Problem:
Can you set down, exactly as they appear below, the lines from the opening of the material through the one bearing "var dayLimit = 65, nightLimit = 50;", minus the pictures?

----------------------------------------

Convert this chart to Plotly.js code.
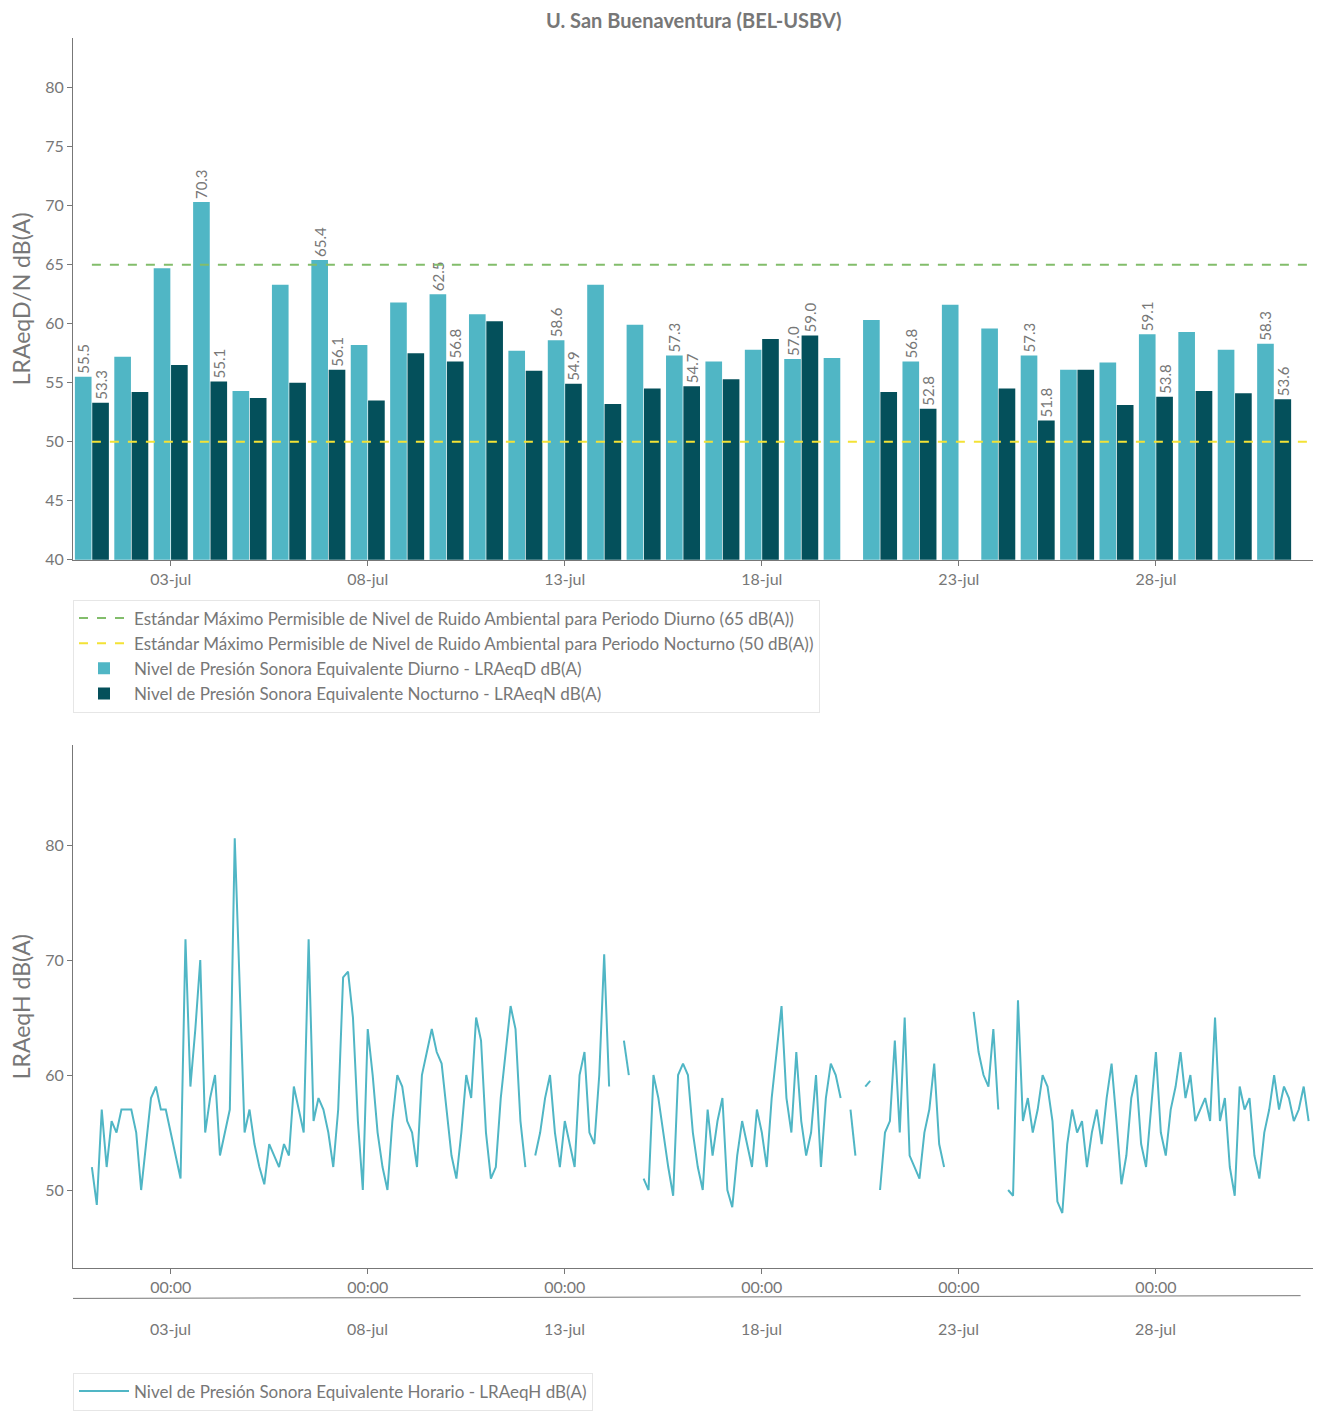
<!DOCTYPE html>
<html><head><meta charset="utf-8">
<script src="https://cdn.plot.ly/plotly-3.0.1.min.js"></script>
<style>body{margin:0;background:#fff}</style>
</head><body>
<div id="graph" style="width:1327px;height:1421px"></div>
<script>
/* ----- daily data ----- */
var days = [];
for (var d = 1; d <= 31; d++) days.push('2023-07-' + (d < 10 ? '0' + d : d));
var dayLevels = [55.5,57.2,64.7,70.3,54.3,63.3,65.4,58.2,61.8,62.5,60.8,57.7,58.6,63.3,59.9,57.3,
                 56.8,57.8,57.0,57.1,60.3,56.8,61.6,59.6,57.3,56.1,56.7,59.1,59.3,57.8,58.3];
var nightLevels = [53.3,54.2,56.5,55.1,53.7,55.0,56.1,53.5,57.5,56.8,60.2,56.0,54.9,53.2,54.5,54.7,
                   55.3,58.7,59.0,null,54.2,52.8,null,54.5,51.8,56.1,53.1,53.8,54.3,54.1,53.6];
var dayLimit = 65, nightLimit = 50;

/* ----- hourly data, one value every 3 hours ----- */
var hourly = [
 52,48.7,57,52,56,55,57,57,  57,55,50,54,58,59,57,57,  55,53,51,71.8,59,64,70,55,
 58,60,53,55,57,80.6,67,55,  57,54,52,50.5,54,53,52,54,  53,59,57,55,71.8,56,58,57,
 55,52,57,68.5,69,65,56,50,  64,60,55,52,50,56,60,59,  56,55,52,60,62,64,62,61,
 57,53,51,55,60,58,65,63,  55,51,52,58,62,66,64,56,  52,null,53,55,58,60,55,52,
 56,54,52,60,62,55,54,60,  70.5,59,null,null,63,60,null,null,  51,50,60,58,55,52,49.5,60,
 61,60,55,52,50,57,53,56,  58,50,48.5,53,56,54,52,57,  55,52,58,62,66,58,55,62,
 56,53,55,60,52,58,61,60,  58,null,57,53,null,59,59.5,null,  50,55,56,63,55,65,53,52,
 51,55,57,61,54,52,null,null,  52,null,null,65.5,62,60,59,64,  57,null,50,49.5,66.5,56,58,55,
 57,60,59,56,49,48,54,57,  55,56,52,55,57,54,58,61,  56,50.5,53,58,60,54,52,57,
 62,55,53,57,59,62,58,60,  56,57,58,56,65,56,58,52,  49.5,59,57,58,53,51,55,57,
 60,57,59,58,56,57,59,56
];
var hourTimes = [];
for (var i = 0; i < hourly.length; i++) {
    var t = new Date(Date.UTC(2023, 6, 1, 0, 0) + i * 3 * 3600 * 1000);
    hourTimes.push(t.toISOString().slice(0, 16).replace('T', ' '));
}

var tickDays = ['2023-07-03','2023-07-08','2023-07-13','2023-07-18','2023-07-23','2023-07-28'];
var tickDayText = ['03-jul','08-jul','13-jul','18-jul','23-jul','28-jul'];

var gray = '#777';
var labelEvery = 3;
function labels(vals) {
    return vals.map(function (v, i) { return (i % labelEvery === 0 && v !== null) ? v.toFixed(1) : ''; });
}

var data = [
    {x: [days[0], '2023-07-31 23:40'], y: [dayLimit, dayLimit], xaxis: 'x', yaxis: 'y', mode: 'lines',
     line: {color: '#82bd6b', dash: 'dash', width: 2}, legend: 'legend',
     name: 'Estándar Máximo Permisible de Nivel de Ruido Ambiental para Periodo Diurno (65 dB(A))'},
    {x: [days[0], '2023-07-31 23:40'], y: [nightLimit, nightLimit], xaxis: 'x', yaxis: 'y', mode: 'lines',
     line: {color: '#f3e236', dash: 'dash', width: 2}, legend: 'legend',
     name: 'Estándar Máximo Permisible de Nivel de Ruido Ambiental para Periodo Nocturno (50 dB(A))'},
    {x: days, y: dayLevels, type: 'bar', marker: {color: '#50b6c5'}, xaxis: 'x', yaxis: 'y',
     text: labels(dayLevels), textposition: 'outside', textangle: -90, cliponaxis: false,
     constraintext: 'none', textfont: {color: gray, size: 15}, legend: 'legend',
     name: 'Nivel de Presión Sonora Equivalente Diurno - LRAeqD dB(A)'},
    {x: days, y: nightLevels, type: 'bar', marker: {color: '#04505b'}, xaxis: 'x', yaxis: 'y',
     text: labels(nightLevels), textposition: 'outside', textangle: -90, cliponaxis: false,
     constraintext: 'none', textfont: {color: gray, size: 15}, legend: 'legend',
     name: 'Nivel de Presión Sonora Equivalente Nocturno - LRAeqN dB(A)'},
    {x: hourTimes, y: hourly, mode: 'lines', xaxis: 'x2', yaxis: 'y2', legend: 'legend2',
     line: {color: '#50b6c5', width: 2}, connectgaps: false,
     name: 'Nivel de Presión Sonora Equivalente Horario - LRAeqH dB(A)'}
];

var xr = ['2023-06-30 12:30', '2023-07-31 23:40'];
var axisCommon = {showgrid: false, zeroline: false, showline: true, linecolor: gray, ticks: 'outside',
                  tickcolor: gray, tickfont: {color: gray, size: 16}};

var annotations = tickDays.map(function (d, i) {
    return {x: d, y: 0.052, xref: 'x2', yref: 'paper', text: tickDayText[i], showarrow: false,
            font: {color: gray, size: 16}};
});
annotations.push({x: 0.5, y: 1.0, xref: 'paper', yref: 'paper', yanchor: 'bottom', yshift: 4,
                  text: '<b>U. San Buenaventura (BEL-USBV)</b>', showarrow: false,
                  font: {color: gray, size: 20}});

var layout = {
    font: {family: 'Lato, "Open Sans", sans-serif', color: gray},
    margin: {l: 73, r: 14, t: 38, b: 10},
    plot_bgcolor: '#fff', paper_bgcolor: '#fff',
    barmode: 'group', bargap: 0.12, bargroupgap: 0.04,
    uniformtext: {mode: 'show', minsize: 15},
    xaxis: Object.assign({}, axisCommon, {type: 'date', range: xr, anchor: 'y',
        tickvals: tickDays, ticktext: tickDayText}),
    yaxis: Object.assign({}, axisCommon, {domain: [0.62, 1], range: [40, 84.2], dtick: 5,
        title: {text: 'LRAeqD/N dB(A)', font: {size: 23, color: gray}, standoff: 8}}),
    xaxis2: Object.assign({}, axisCommon, {type: 'date', range: xr, anchor: 'y2',
        tickvals: tickDays, ticktext: tickDays.map(function () { return '00:00'; })}),
    yaxis2: Object.assign({}, axisCommon, {domain: [0.104, 0.485], range: [43.2, 88.7],
        tickvals: [50, 60, 70, 80],
        title: {text: 'LRAeqH dB(A)', font: {size: 23, color: gray}, standoff: 8}}),
    legend: {x: 0, y: 0.591, xanchor: 'left', yanchor: 'top', bordercolor: '#e6e6e6', borderwidth: 1,
             font: {size: 17, color: gray}, traceorder: 'normal', itemwidth: 50, tracegroupgap: 0},
    legend2: {x: 0, y: 0.028, xanchor: 'left', yanchor: 'top', bordercolor: '#e6e6e6', borderwidth: 1,
              font: {size: 17, color: gray}, itemwidth: 50},
    shapes: [{type: 'line', xref: 'paper', yref: 'paper', x0: 0, x1: 0.99, y0: 0.082, y1: 0.084,
              line: {color: gray, width: 1}}],
    annotations: annotations
};

Plotly.newPlot('graph', data, layout, {staticPlot: true});
</script>
</body></html>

----------------------------------------

Complete answer:
Convert this chart to Plotly.js code.
<!DOCTYPE html>
<html><head><meta charset="utf-8">
<script src="https://cdn.plot.ly/plotly-3.0.1.min.js"></script>
<style>body{margin:0;background:#fff}</style>
</head><body>
<div id="graph" style="width:1327px;height:1421px"></div>
<script>
/* ----- daily data ----- */
var days = [];
for (var d = 1; d <= 31; d++) days.push('2023-07-' + (d < 10 ? '0' + d : d));
var dayLevels = [55.5,57.2,64.7,70.3,54.3,63.3,65.4,58.2,61.8,62.5,60.8,57.7,58.6,63.3,59.9,57.3,
                 56.8,57.8,57.0,57.1,60.3,56.8,61.6,59.6,57.3,56.1,56.7,59.1,59.3,57.8,58.3];
var nightLevels = [53.3,54.2,56.5,55.1,53.7,55.0,56.1,53.5,57.5,56.8,60.2,56.0,54.9,53.2,54.5,54.7,
                   55.3,58.7,59.0,null,54.2,52.8,null,54.5,51.8,56.1,53.1,53.8,54.3,54.1,53.6];
var dayLimit = 65, nightLimit = 50;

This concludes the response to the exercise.